Exploration of fragment-derived modulators of glycoside hydrolases

Previous work at York demonstrated that fragment molecules can increase the activity of the glycoside hydrolase, BtGH84. The initial aim of this project was to use fragment-based discovery methods to identify activators of several enzymes used in cellulose degradation where low activity is one of the limiting steps in the industrial process. This was successful for one enzyme, the fungal glycoside hydrolase, TrBgl2. The characterisation of the mechanism of activation for this enzyme is the main focus of this thesis.
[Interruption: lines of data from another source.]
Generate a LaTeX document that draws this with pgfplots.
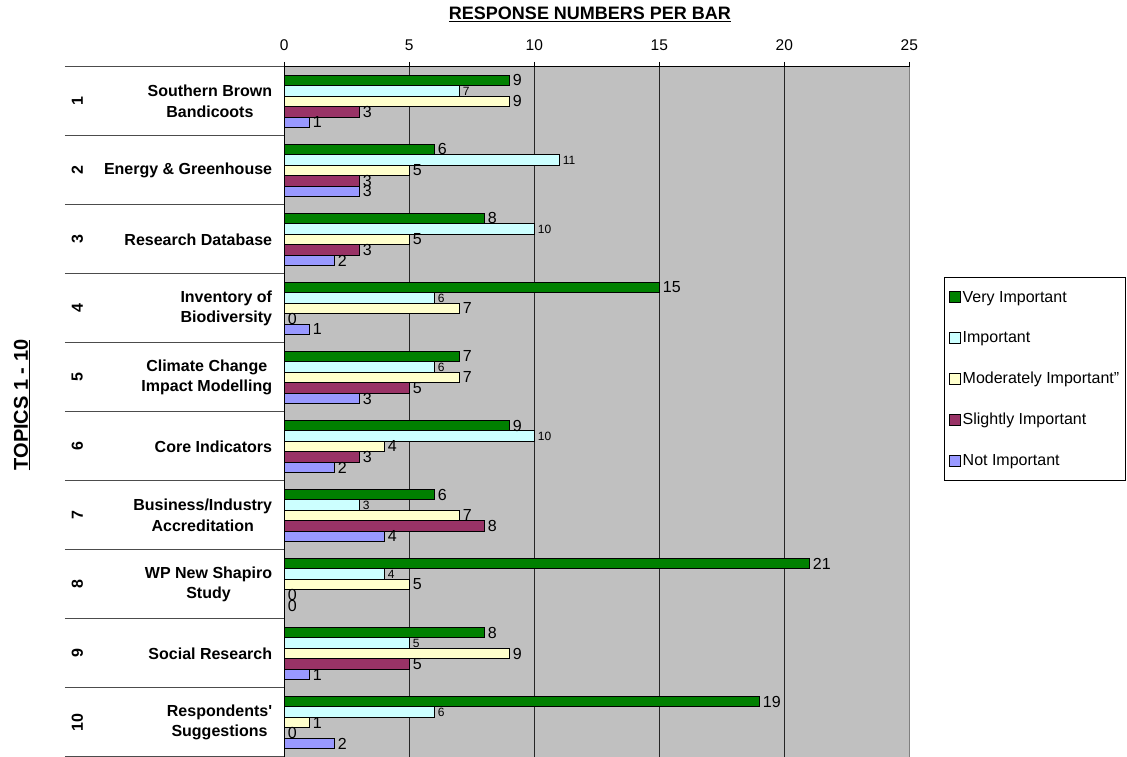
\documentclass[border=0pt]{standalone}
\usepackage{pgfplots}
\pgfplotsset{compat=1.18}
\usepackage{fontspec}
\setmainfont{Liberation Sans}
\definecolor{cVI}{HTML}{008000}
\definecolor{cI}{HTML}{CCFFFF}
\definecolor{cMI}{HTML}{FFFFCC}
\definecolor{cSI}{HTML}{993366}
\definecolor{cNI}{HTML}{9999FF}
\definecolor{bg}{HTML}{C0C0C0}
\pgfplotsset{
  sq/.style={legend image code/.code={\draw[##1, draw=black, line width=1pt] (0pt,-5.5pt) rectangle (11pt,5.5pt);}},
  lab/.style={nodes near coords, nodes near coords style={anchor=west, inner sep=3pt, font=\fontsize{#1}{#1}\selectfont, text=black}},
}
\begin{document}
\begin{tikzpicture}
\useasboundingbox (-284.3pt,0pt) rectangle (842.7pt,757pt);
\begin{axis}[
  at={(0pt,0pt)}, anchor=south west,
  xbar, bar width=10.5pt,
  scale only axis, width=625pt, height=690pt,
  xmin=0, xmax=25, ymin=0.5, ymax=10.5,
  axis x line*=top, axis y line*=left,
  axis line style={black, line width=1pt},
  xtick={0,5,...,25}, ytick={1,...,10},
  yticklabels={{Respondents\textquotesingle\\Suggestions}, {Social Research}, {WP New Shapiro\\Study}, {Business/Industry\\Accreditation}, {Core Indicators}, {Climate Change\\Impact Modelling}, {Inventory of\\Biodiversity}, {Research Database}, {Energy \& Greenhouse}, {Southern Brown\\Bandicoots}},
  yticklabel style={align=center, font=\bfseries\fontsize{16}{20.5}\selectfont, inner sep=0pt, xshift=-7pt},
  ytick style={draw=none},
  xticklabel style={font=\fontsize{15.5}{15.5}\selectfont, yshift=8pt},
  /pgf/number format/assume math mode=true,
  tick align=outside, major tick length=5pt,
  xtick style={black, line width=1pt},
  xmajorgrids, grid style={black!85, line width=0.9pt},
  axis background/.style={fill=bg},
  clip=false,
  legend cell align=left,
  legend style={at={(axis description cs:1.056,0.696)}, anchor=north west, draw=black, line width=0.8pt, fill=white,
    font=\fontsize{16}{19}\selectfont, row sep=24pt, inner ysep=12pt, inner xsep=4pt},
]
\addplot[fill=cVI, draw=black, line width=1.2pt, bar shift=21pt, sq, lab=16] coordinates {(9,10) (6,9) (8,8) (15,7) (7,6) (9,5) (6,4) (21,3) (8,2) (19,1)};
\addplot[fill=cI, draw=black, line width=1.2pt, bar shift=10.5pt, sq, lab=12] coordinates {(7,10) (11,9) (10,8) (6,7) (6,6) (10,5) (3,4) (4,3) (5,2) (6,1)};
\addplot[fill=cMI, draw=black, line width=1.2pt, bar shift=0pt, sq, lab=16] coordinates {(9,10) (5,9) (5,8) (7,7) (7,6) (4,5) (7,4) (5,3) (9,2) (1,1)};
\addplot[fill=cSI, draw=black, line width=1.2pt, bar shift=-10.5pt, sq, lab=16] coordinates {(3,10) (3,9) (3,8) (0,7) (5,6) (3,5) (8,4) (0,3) (5,2) (0,1)};
\addplot[fill=cNI, draw=black, line width=1.2pt, bar shift=-21pt, sq, lab=16] coordinates {(1,10) (3,9) (2,8) (1,7) (3,6) (2,5) (4,4) (0,3) (1,2) (2,1)};
\legend{Very Important, Important, Moderately Important", Slightly Important, Not Important}
\pgfplotsinvokeforeach{0,...,10}{\draw[black!70, line width=1pt] ([xshift=-219.3pt]axis cs:0,#1.5) -- (axis cs:0,#1.5);}
\draw[black!50, line width=1pt] (axis cs:25,0.5) -- (axis cs:25,10.5);
\draw[black, line width=1pt] (axis cs:0,0.5) -- (axis cs:0,10.5);
\node[rotate=90, font=\bfseries\fontsize{16}{20}\selectfont] at ([xshift=-207pt]axis cs:0,10) {1};
\node[rotate=90, font=\bfseries\fontsize{16}{20}\selectfont] at ([xshift=-207pt]axis cs:0,9) {2};
\node[rotate=90, font=\bfseries\fontsize{16}{20}\selectfont] at ([xshift=-207pt]axis cs:0,8) {3};
\node[rotate=90, font=\bfseries\fontsize{16}{20}\selectfont] at ([xshift=-207pt]axis cs:0,7) {4};
\node[rotate=90, font=\bfseries\fontsize{16}{20}\selectfont] at ([xshift=-207pt]axis cs:0,6) {5};
\node[rotate=90, font=\bfseries\fontsize{16}{20}\selectfont] at ([xshift=-207pt]axis cs:0,5) {6};
\node[rotate=90, font=\bfseries\fontsize{16}{20}\selectfont] at ([xshift=-207pt]axis cs:0,4) {7};
\node[rotate=90, font=\bfseries\fontsize{16}{20}\selectfont] at ([xshift=-207pt]axis cs:0,3) {8};
\node[rotate=90, font=\bfseries\fontsize{16}{20}\selectfont] at ([xshift=-207pt]axis cs:0,2) {9};
\node[rotate=90, font=\bfseries\fontsize{16}{20}\selectfont] at ([xshift=-207pt]axis cs:0,1) {10};
\end{axis}
\node[font=\bfseries\fontsize{18}{20}\selectfont] at (305.7pt,743pt) {\underline{RESPONSE NUMBERS PER BAR}};
\node[rotate=90, font=\bfseries\fontsize{20}{22}\selectfont] at (-262.3pt,352pt) {\underline{TOPICS 1 - 10}};
\end{tikzpicture}
\end{document}
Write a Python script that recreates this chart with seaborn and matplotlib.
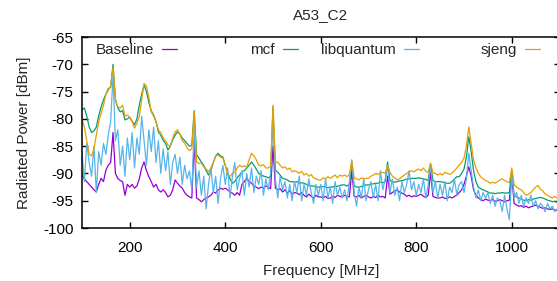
import numpy as np
import matplotlib
matplotlib.use('Agg')
import matplotlib.pyplot as plt
from matplotlib.legend import Legend
import seaborn as sns

# Frequency axis, one sample every 5 MHz from 100 to 1100
freq = np.arange(100, 1101, 5)

baseline = [
    -90.3, -91.0, -91.5, -92.0, -92.5, -93.0, -93.4, -92.0, -90.9, -91.5,
    -89.4, -88.5, -88.0, -82.5, -90.0, -90.9, -91.3, -91.5, -94.0, -92.0,
    -92.5, -92.0, -92.7, -92.3, -91.0, -89.0, -87.9, -89.5, -90.6, -91.5,
    -92.5, -92.0, -93.0, -93.4, -93.0, -93.5, -94.3, -94.0, -93.0, -91.2,
    -91.8, -92.3, -92.7, -93.5, -94.0, -94.3, -94.5, -84.0, -94.5, -94.8,
    -95.2, -94.8, -94.5, -94.3, -94.0, -93.4, -93.6, -93.0, -92.7, -92.9,
    -92.7, -93.0, -93.4, -93.6, -94.0, -93.5, -94.0, -92.0, -91.5, -90.9,
    -91.5, -91.8, -92.3, -92.5, -92.8, -92.5, -92.7, -92.3, -92.5, -92.8,
    -85.0, -92.7, -93.0, -92.8, -93.4, -93.0, -93.6, -93.2, -93.8, -93.5,
    -93.6, -93.9, -93.5, -94.0, -94.3, -93.8, -94.2, -94.5, -94.0, -94.3,
    -94.3, -94.5, -94.2, -94.6, -94.5, -94.2, -94.4, -94.0, -94.2, -94.3,
    -94.0, -94.2, -94.3, -89.5, -94.2, -94.3, -94.0, -94.5, -94.2, -94.0,
    -94.3, -94.5, -94.2, -94.4, -94.0, -94.3, -94.2, -94.5, -90.5, -93.8,
    -93.5, -93.2, -93.0, -93.4, -93.6, -93.8, -94.2, -94.0, -94.3, -94.1,
    -94.2, -94.0, -93.8, -94.2, -94.4, -94.0, -89.8, -94.2, -94.4, -94.5,
    -94.5, -94.3, -94.6, -94.5, -94.3, -94.5, -94.2, -94.0, -93.5, -93.0,
    -92.0, -90.5, -88.8, -90.5, -93.0, -94.0, -94.5, -94.8, -95.0, -94.7,
    -94.9, -95.0, -94.8, -95.1, -95.0, -94.8, -95.0, -95.2, -95.0, -94.9,
    -90.5, -95.5, -95.8, -96.0, -95.9, -96.2, -96.0, -96.3, -96.1, -96.0,
    -95.8, -96.0, -96.2, -96.4, -96.3, -96.5, -96.6, -96.5, -96.7, -96.8,
    -96.9,
]

mcf = [
    -78.4, -78.0, -79.5, -81.5, -82.5, -82.2, -81.5, -79.5, -77.8, -76.5,
    -75.5, -74.5, -74.2, -70.0, -76.5, -78.0, -78.7, -78.5, -80.2, -80.0,
    -79.7, -80.5, -81.1, -80.0, -77.5, -75.5, -73.8, -75.0, -77.0, -78.5,
    -79.3, -80.5, -82.4, -83.0, -83.9, -84.5, -85.7, -85.0, -83.8, -83.0,
    -82.4, -82.8, -83.5, -84.0, -84.5, -85.0, -84.8, -78.5, -86.6, -87.2,
    -87.9, -88.5, -89.5, -90.3, -89.5, -88.0, -86.8, -86.3, -86.8, -87.0,
    -88.5, -90.0, -91.0, -91.8, -91.5, -90.8, -90.3, -89.7, -89.5, -89.0,
    -88.5, -87.9, -88.5, -89.2, -90.0, -90.2, -90.5, -90.6, -90.8, -90.5,
    -77.8, -89.4, -89.8, -90.3, -90.9, -91.0, -91.2, -91.5, -91.5, -91.6,
    -91.5, -91.8, -91.7, -91.8, -92.0, -92.2, -92.3, -92.3, -92.5, -92.5,
    -92.5, -92.4, -92.5, -92.6, -92.5, -92.5, -92.3, -92.4, -92.2, -92.1,
    -92.1, -92.3, -92.0, -88.0, -92.3, -92.5, -92.5, -92.4, -92.3, -92.1,
    -92.1, -92.0, -91.9, -91.8, -91.8, -91.6, -91.7, -91.5, -87.9, -91.3,
    -91.5, -91.6, -91.5, -91.4, -91.3, -91.2, -91.0, -91.0, -90.9, -90.9,
    -90.9, -90.8, -90.9, -91.0, -91.1, -91.3, -88.3, -91.3, -91.5, -91.5,
    -91.5, -91.6, -91.7, -91.8, -91.8, -91.5, -91.0, -90.6, -90.6, -90.0,
    -89.2, -87.0, -83.3, -86.0, -89.5, -91.5, -92.5, -92.8, -93.0, -93.2,
    -93.4, -93.6, -93.6, -93.7, -93.6, -93.6, -93.5, -93.6, -93.6, -93.5,
    -89.5, -94.0, -94.3, -94.5, -94.7, -94.9, -95.0, -94.8, -94.9, -94.7,
    -94.6, -94.5, -94.4, -94.5, -94.7, -94.9, -95.0, -95.2, -95.1, -95.3,
    -95.4,
]

libquantum = [
    -86.0, -91.5, -84.5, -88.0, -90.5, -85.0, -93.5, -86.0, -88.5, -84.5,
    -86.5, -83.0, -80.5, -72.0, -84.0, -82.0, -88.5, -85.0, -90.5, -83.5,
    -87.5, -82.5, -89.0, -83.5, -86.5, -79.5, -84.0, -88.5, -82.0, -86.0,
    -81.5, -88.0, -84.0, -90.0, -85.5, -89.5, -86.0, -92.0, -88.0, -86.5,
    -90.0, -87.0, -92.0, -88.5, -91.0, -89.5, -93.0, -82.0, -92.5, -89.5,
    -94.0, -90.5, -96.5, -92.0, -89.0, -93.5, -90.5, -95.5, -91.0, -88.5,
    -92.0, -89.0, -94.5, -90.5, -88.0, -93.0, -91.0, -89.5, -94.0, -90.0,
    -92.5, -89.0, -93.5, -90.5, -92.0, -89.5, -94.0, -91.0, -93.0, -90.0,
    -80.0, -91.0, -94.5, -90.5, -93.0, -91.5, -94.5, -92.0, -95.0, -91.5,
    -93.5, -90.5, -95.0, -92.0, -94.0, -91.0, -93.5, -95.5, -92.0, -94.0,
    -92.0, -95.0, -91.0, -94.5, -92.5, -95.5, -91.5, -94.0, -92.5, -94.5,
    -93.0, -95.0, -91.5, -87.5, -93.5, -96.0, -92.5, -94.5, -91.0, -95.0,
    -93.0, -91.5, -94.5, -92.0, -95.0, -89.5, -93.0, -91.0, -88.5, -93.5,
    -91.0, -94.0, -92.5, -95.0, -91.5, -93.5, -92.0, -89.5, -93.0, -91.5,
    -94.0, -92.0, -93.5, -91.0, -94.5, -92.0, -88.5, -93.5, -91.5, -94.5,
    -92.0, -94.0, -91.5, -95.0, -92.5, -93.5, -91.0, -94.0, -92.0, -91.5,
    -93.5, -91.0, -86.3, -89.5, -92.5, -94.5, -93.0, -95.0, -93.5, -94.5,
    -93.5, -95.5, -94.0, -96.0, -94.5, -95.0, -97.0, -94.0, -96.5, -98.5,
    -90.0, -94.5, -93.5, -95.5, -94.0, -96.0, -94.5, -95.5, -94.0, -96.0,
    -95.0, -96.5, -95.5, -96.0, -97.0, -95.5, -96.5, -96.0, -97.0, -96.5,
    -97.0,
]

sjeng = [
    -80.0, -81.5, -84.0, -86.5, -86.8, -85.5, -83.0, -80.5, -79.0, -77.5,
    -75.5, -74.8, -74.0, -70.5, -76.5, -77.8, -78.0, -77.5, -79.5, -79.3,
    -79.7, -80.5, -81.7, -80.8, -79.5, -76.5, -73.5, -74.0, -76.0, -78.7,
    -79.5, -80.5, -82.0, -82.5, -83.5, -84.0, -84.8, -85.0, -83.5, -82.4,
    -82.0, -82.8, -84.0, -84.5, -85.3, -85.8, -85.5, -78.7, -87.9, -88.2,
    -88.1, -88.8, -89.2, -89.7, -89.0, -88.0, -86.8, -86.6, -87.0, -87.2,
    -88.5, -90.3, -90.5, -90.0, -89.8, -89.0, -88.5, -88.8, -88.6, -88.9,
    -87.5, -86.3, -86.8, -87.5, -88.5, -88.6, -88.4, -89.0, -89.0, -88.7,
    -77.5, -88.0, -87.9, -88.5, -89.0, -88.8, -89.3, -89.0, -89.7, -89.5,
    -89.7, -90.0, -89.6, -90.3, -90.0, -90.5, -90.2, -90.8, -91.0, -91.2,
    -91.2, -90.8, -91.0, -90.6, -90.9, -90.6, -90.3, -90.8, -90.3, -90.5,
    -90.3, -90.6, -90.2, -87.7, -90.8, -91.0, -91.2, -90.8, -91.0, -90.9,
    -90.9, -90.5, -90.3, -90.0, -90.2, -89.9, -89.8, -90.0, -88.5, -89.8,
    -90.5, -90.8, -91.2, -91.0, -90.6, -90.3, -90.0, -89.7, -89.5, -89.7,
    -89.4, -89.2, -89.5, -89.0, -89.6, -89.8, -88.1, -89.9, -90.0, -90.3,
    -90.0, -90.3, -89.8, -90.0, -90.2, -89.9, -89.5, -89.0, -88.5, -88.0,
    -87.2, -85.0, -81.5, -84.5, -87.5, -89.0, -90.0, -90.6, -91.0, -91.3,
    -91.5, -91.8, -91.6, -91.8, -91.5, -91.2, -91.0, -91.3, -91.5, -91.7,
    -89.0, -92.0, -92.5, -92.8, -93.0, -93.5, -94.0, -93.8, -93.5, -93.0,
    -92.5, -92.2, -92.9, -93.2, -93.8, -94.0, -94.3, -94.5, -94.2, -94.5,
    -94.8,
]

series = [('Baseline', baseline, '#9400d3'),
          ('mcf', mcf, '#009e73'),
          ('libquantum', libquantum, '#56b4e9'),
          ('sjeng', sjeng, '#e69f00')]
# right end of each key entry, in axes fraction (gnuplot style key)
key_ends = [0.199, 0.452, 0.706, 0.959]

sns.set_style('ticks')
plt.rcParams['font.family'] = ['Liberation Sans', 'DejaVu Sans']
plt.rcParams['axes.unicode_minus'] = False
fs = 11

fig = plt.figure(figsize=(5.57, 2.81), dpi=100)
ax = fig.add_axes([0.1472, 0.1886, 0.8573, 0.6797])

handles = []
for name, vals, col in series:
    sns.lineplot(x=freq, y=vals, color=col, lw=0.9, ax=ax,
                 estimator=None, sort=False)
    handles.append(ax.lines[-1])

ax.set_xlim(100, 1100)
ax.set_ylim(-100, -65)
ax.set_xticks([200, 400, 600, 800, 1000])
ax.set_yticks(np.arange(-100, -64, 5))
ax.tick_params(direction='in', length=4, width=1, top=True, right=True,
               labelsize=fs, pad=6, colors='black')
ax.tick_params(axis='x', pad=9)
for s in ax.spines.values():
    s.set_linewidth(1.1)
    s.set_color('black')
ax.spines['right'].set_visible(False)

ax.set_title('A53_C2', fontsize=fs, pad=13)
ax.set_xlabel('Frequency [MHz]', fontsize=fs, labelpad=7)
ax.set_ylabel('Radiated Power [dBm]', fontsize=fs, labelpad=9)

for (name, vals, col), h, xe in zip(series, handles, key_ends):
    leg = Legend(ax, [h], [name], loc='center right', bbox_to_anchor=(xe, 0.932),
                 markerfirst=False, frameon=False, fontsize=fs,
                 handlelength=1.0, handletextpad=0.5, borderpad=0,
                 borderaxespad=0)
    ax.add_artist(leg)

fig.savefig('out.png', dpi=100)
A fragment screen of a library of 560 commercially available fragments using a kinetic assay identified a small molecule activator of TrBgl2. An analogue by catalogue approach and detailed kinetic analysis identified compounds that behaved as nonessential activators with up to a 2-fold increase in maximum activation. The compounds did not activate the related bacterial glycoside hydrolase CcBglA demonstrating specificity. Interestingly, an analogue of the initial fragment inhibits both TrBgl2 and CcBglA, apparently through a mixed-model mechanism. Although it was not possible to determine crystal structures of activator binding to 55 kDa TrBgl2, solution NMR experiments demonstrated a specific binding site for the activator. A partial assignment of the NMR spectrum gave the identity of the amino acids at this site, allowing a model for TrBgl2 activation to be built. The activator binds at the entrance of the substrate binding site, stabilizing the enzyme-substrate complex.